= Work instructions =
Copy exactly the lines that run from the top of the listing to the line containing "ax = fig.add_axes([0.312, 0.054, 0.687, 0.836])", both ends included, and omit the pictures.

= Source code of charts =
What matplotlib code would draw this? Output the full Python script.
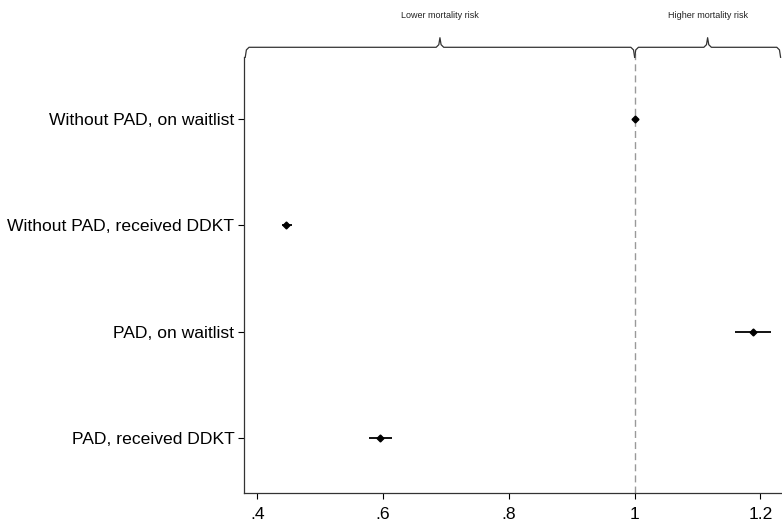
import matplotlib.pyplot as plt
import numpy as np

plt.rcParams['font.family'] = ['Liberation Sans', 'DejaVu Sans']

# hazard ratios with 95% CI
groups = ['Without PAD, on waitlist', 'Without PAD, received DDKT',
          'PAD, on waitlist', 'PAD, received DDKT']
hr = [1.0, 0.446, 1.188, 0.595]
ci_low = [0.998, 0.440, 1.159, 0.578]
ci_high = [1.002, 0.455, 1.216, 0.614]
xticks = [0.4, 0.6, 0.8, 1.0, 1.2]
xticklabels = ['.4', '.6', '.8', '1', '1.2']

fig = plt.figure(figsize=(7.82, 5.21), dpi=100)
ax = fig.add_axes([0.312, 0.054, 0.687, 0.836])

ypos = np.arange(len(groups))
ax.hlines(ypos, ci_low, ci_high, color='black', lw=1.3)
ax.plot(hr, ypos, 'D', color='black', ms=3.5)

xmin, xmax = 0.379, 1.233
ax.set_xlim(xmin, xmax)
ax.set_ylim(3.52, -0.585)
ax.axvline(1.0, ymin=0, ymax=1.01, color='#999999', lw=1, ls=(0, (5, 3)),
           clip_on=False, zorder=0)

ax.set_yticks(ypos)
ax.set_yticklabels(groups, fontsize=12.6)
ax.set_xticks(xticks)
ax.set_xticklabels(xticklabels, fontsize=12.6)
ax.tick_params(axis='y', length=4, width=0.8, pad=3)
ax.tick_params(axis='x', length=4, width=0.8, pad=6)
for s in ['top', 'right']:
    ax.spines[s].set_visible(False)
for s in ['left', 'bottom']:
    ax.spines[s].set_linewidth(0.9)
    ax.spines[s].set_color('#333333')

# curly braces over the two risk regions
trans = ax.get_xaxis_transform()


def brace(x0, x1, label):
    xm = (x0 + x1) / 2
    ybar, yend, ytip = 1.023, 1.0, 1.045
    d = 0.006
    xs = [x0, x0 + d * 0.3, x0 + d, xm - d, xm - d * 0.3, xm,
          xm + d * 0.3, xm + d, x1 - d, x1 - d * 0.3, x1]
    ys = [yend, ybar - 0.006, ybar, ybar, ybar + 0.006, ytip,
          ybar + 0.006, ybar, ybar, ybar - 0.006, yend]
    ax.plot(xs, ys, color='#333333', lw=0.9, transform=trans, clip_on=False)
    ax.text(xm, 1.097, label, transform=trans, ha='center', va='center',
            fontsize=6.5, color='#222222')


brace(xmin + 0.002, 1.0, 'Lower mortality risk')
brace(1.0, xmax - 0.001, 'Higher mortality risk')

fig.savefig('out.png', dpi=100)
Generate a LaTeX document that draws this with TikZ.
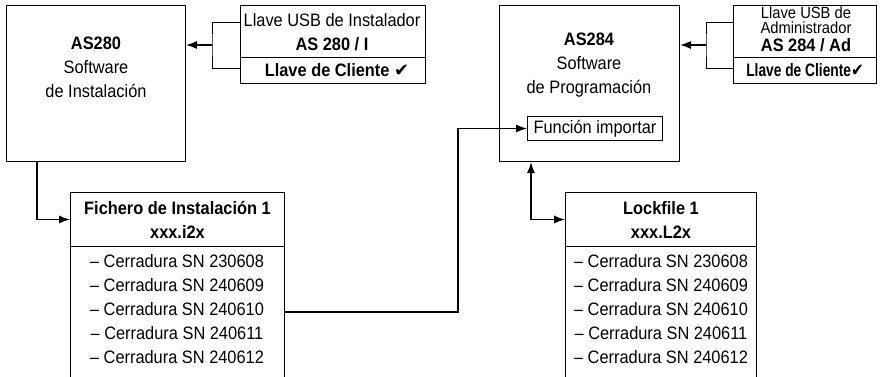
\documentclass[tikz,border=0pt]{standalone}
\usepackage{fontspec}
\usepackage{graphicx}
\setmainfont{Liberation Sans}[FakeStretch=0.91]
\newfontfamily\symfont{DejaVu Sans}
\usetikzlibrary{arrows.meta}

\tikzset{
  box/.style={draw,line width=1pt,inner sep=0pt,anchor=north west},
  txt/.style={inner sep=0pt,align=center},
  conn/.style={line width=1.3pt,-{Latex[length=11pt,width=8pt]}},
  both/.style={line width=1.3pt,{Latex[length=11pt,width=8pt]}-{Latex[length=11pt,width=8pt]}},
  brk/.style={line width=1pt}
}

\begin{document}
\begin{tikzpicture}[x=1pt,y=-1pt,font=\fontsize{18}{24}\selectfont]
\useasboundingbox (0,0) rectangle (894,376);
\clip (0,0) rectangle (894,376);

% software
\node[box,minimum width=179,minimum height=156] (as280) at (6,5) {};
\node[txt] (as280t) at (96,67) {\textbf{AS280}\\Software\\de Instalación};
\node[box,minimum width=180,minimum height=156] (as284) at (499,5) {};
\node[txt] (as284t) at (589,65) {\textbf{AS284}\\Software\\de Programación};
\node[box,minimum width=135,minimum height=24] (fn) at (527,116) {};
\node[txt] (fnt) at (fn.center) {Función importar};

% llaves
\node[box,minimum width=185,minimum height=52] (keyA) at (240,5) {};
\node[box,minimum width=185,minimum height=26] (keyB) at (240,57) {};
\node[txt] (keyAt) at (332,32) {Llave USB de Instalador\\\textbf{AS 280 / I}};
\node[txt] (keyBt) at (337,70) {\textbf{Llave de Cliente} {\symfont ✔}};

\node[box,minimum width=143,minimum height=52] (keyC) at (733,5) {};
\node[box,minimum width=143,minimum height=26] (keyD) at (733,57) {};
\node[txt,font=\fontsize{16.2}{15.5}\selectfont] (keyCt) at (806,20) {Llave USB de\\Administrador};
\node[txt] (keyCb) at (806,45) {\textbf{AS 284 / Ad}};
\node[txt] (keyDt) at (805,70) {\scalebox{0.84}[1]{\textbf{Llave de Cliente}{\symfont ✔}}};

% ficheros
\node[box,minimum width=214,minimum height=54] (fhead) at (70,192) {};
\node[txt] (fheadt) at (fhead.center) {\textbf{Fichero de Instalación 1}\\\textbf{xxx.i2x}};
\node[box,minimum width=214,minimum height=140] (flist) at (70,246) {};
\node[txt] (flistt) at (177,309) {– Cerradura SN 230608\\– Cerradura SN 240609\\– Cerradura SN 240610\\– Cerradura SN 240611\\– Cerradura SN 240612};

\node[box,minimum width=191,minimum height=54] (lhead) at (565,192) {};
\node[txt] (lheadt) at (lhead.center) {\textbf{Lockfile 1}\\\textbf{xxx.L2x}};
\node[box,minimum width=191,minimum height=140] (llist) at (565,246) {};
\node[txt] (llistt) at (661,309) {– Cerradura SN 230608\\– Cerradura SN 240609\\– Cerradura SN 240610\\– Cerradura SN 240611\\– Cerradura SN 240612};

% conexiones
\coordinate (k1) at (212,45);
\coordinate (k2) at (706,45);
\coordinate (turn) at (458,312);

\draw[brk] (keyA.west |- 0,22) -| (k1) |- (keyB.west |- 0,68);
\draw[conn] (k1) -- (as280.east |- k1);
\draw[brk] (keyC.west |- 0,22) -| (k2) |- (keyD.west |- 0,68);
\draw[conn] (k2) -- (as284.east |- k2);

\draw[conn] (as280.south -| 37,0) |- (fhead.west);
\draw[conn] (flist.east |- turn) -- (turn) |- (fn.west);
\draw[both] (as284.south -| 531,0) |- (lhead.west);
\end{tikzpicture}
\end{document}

= The response =
What matplotlib code would draw this? Output the full Python script.
import matplotlib.pyplot as plt
import numpy as np

plt.rcParams['font.family'] = ['Liberation Sans', 'DejaVu Sans']

# hazard ratios with 95% CI
groups = ['Without PAD, on waitlist', 'Without PAD, received DDKT',
          'PAD, on waitlist', 'PAD, received DDKT']
hr = [1.0, 0.446, 1.188, 0.595]
ci_low = [0.998, 0.440, 1.159, 0.578]
ci_high = [1.002, 0.455, 1.216, 0.614]
xticks = [0.4, 0.6, 0.8, 1.0, 1.2]
xticklabels = ['.4', '.6', '.8', '1', '1.2']

fig = plt.figure(figsize=(7.82, 5.21), dpi=100)
ax = fig.add_axes([0.312, 0.054, 0.687, 0.836])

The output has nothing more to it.